We moved once again in 1972 when we went to Jacksonville, FL, leaving Nigel, aged 18. in our empty home awaiting the beginning of classes at Georgia Tech. About 1978, Granny Dewing began to have falls in her bedroom and, being much larger than Doris, she had to stay on the floor on cushions until I got home. As a result of this, we searched for a nursing home for her. Homes in Jacksonville were all full but we found that a nursing home in St. Augustine had a vacancy. Being about 20 miles down the coast, Doris only visited her about once a week but we saw her every week-end. We combined trips to see her with the collecting of live shells, oysters, baby crabs and all sorts of marine life for our salt-water aquarium. Granny became sick and had to go in and out of the St. Augustine Hospital. It was about this time in 1979, that I had a new opportunity in Houston and I started doing regular commutes back home every other week-end. This became tedious for both Doris and me so, with our children all gone to colleges, we decided to move completely. We arranged to get Doris’ mother to Jacksonville airport where Doris met her and they flew to Houston. I had found a house in NW Houston and also a nursing home for Granny in Tomball, only 12 miles from our house.

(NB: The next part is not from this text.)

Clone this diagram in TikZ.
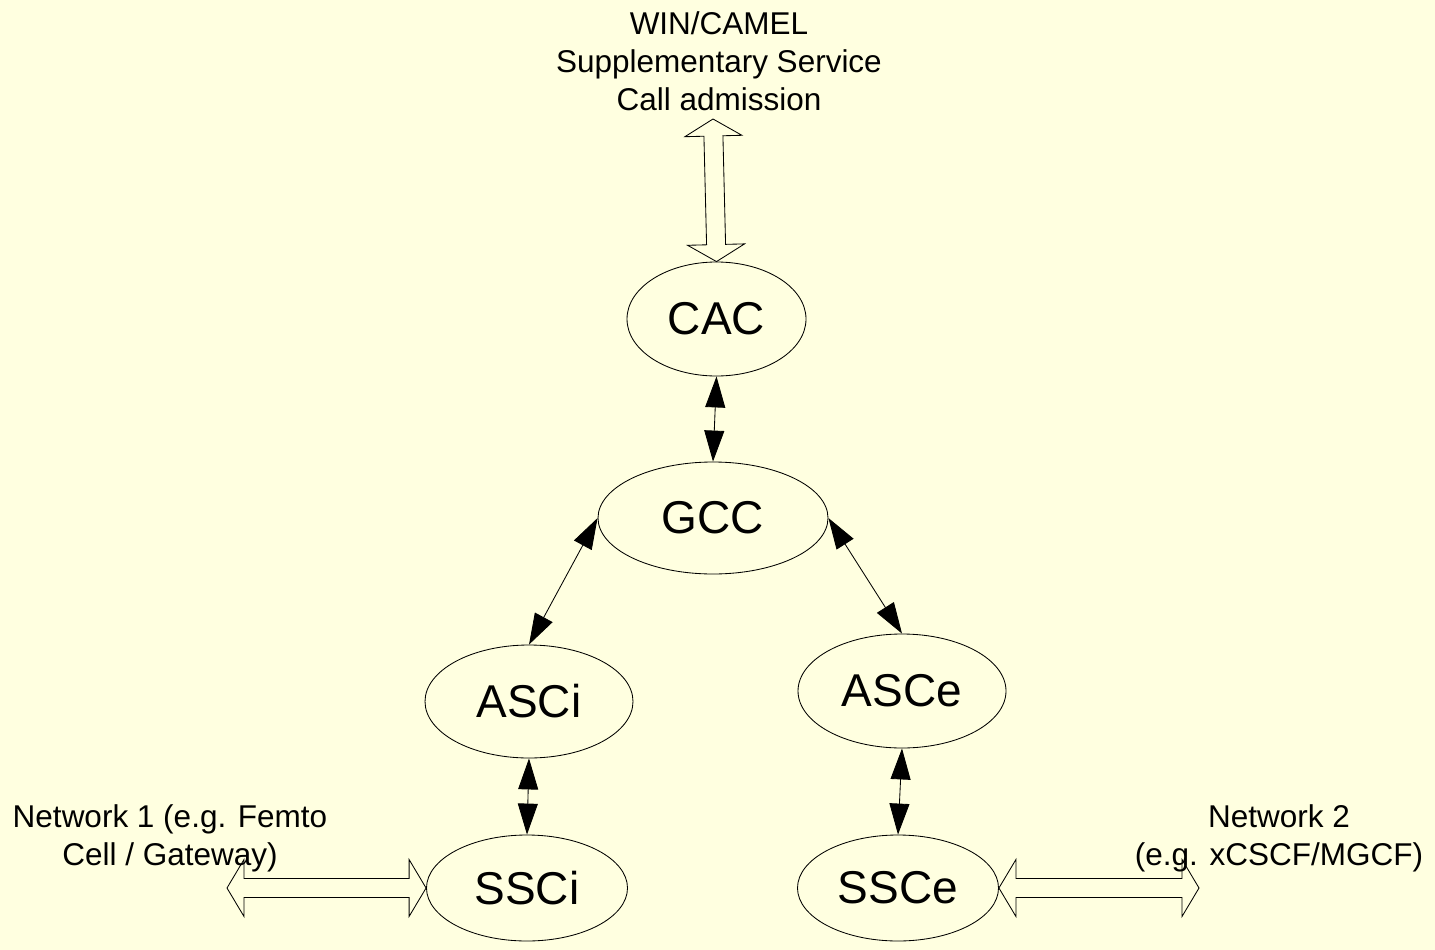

On getting her to Tomball and into her room in the nursing home 1200 miles from her other room, she entered and said, “Oh! They’ve painted my room.” This made us feel that she would be comfortable there. The sad end to this story is that Granny died in her sleep two weeks later on February 6th 1980. We had a small service for her and she was cremated. She had a grave site reserved next to her husband’s grave in Sheen, a suburb of London near Fulham where she had lived for about 40 years. One of Doris’ cousins arranged a burial service and her ashes were placed next to her husband. When Doris mailed the ashes to her cousin, she was asked what the value of the package was for insurance purposes. She could only answer with a nod as her tears were falling when the agent suggested $100. As humoros as this sounds , I believe we should all give thought to how we would answer the same question and I know that we would all have difficulty coming up with a dry-eyed answer.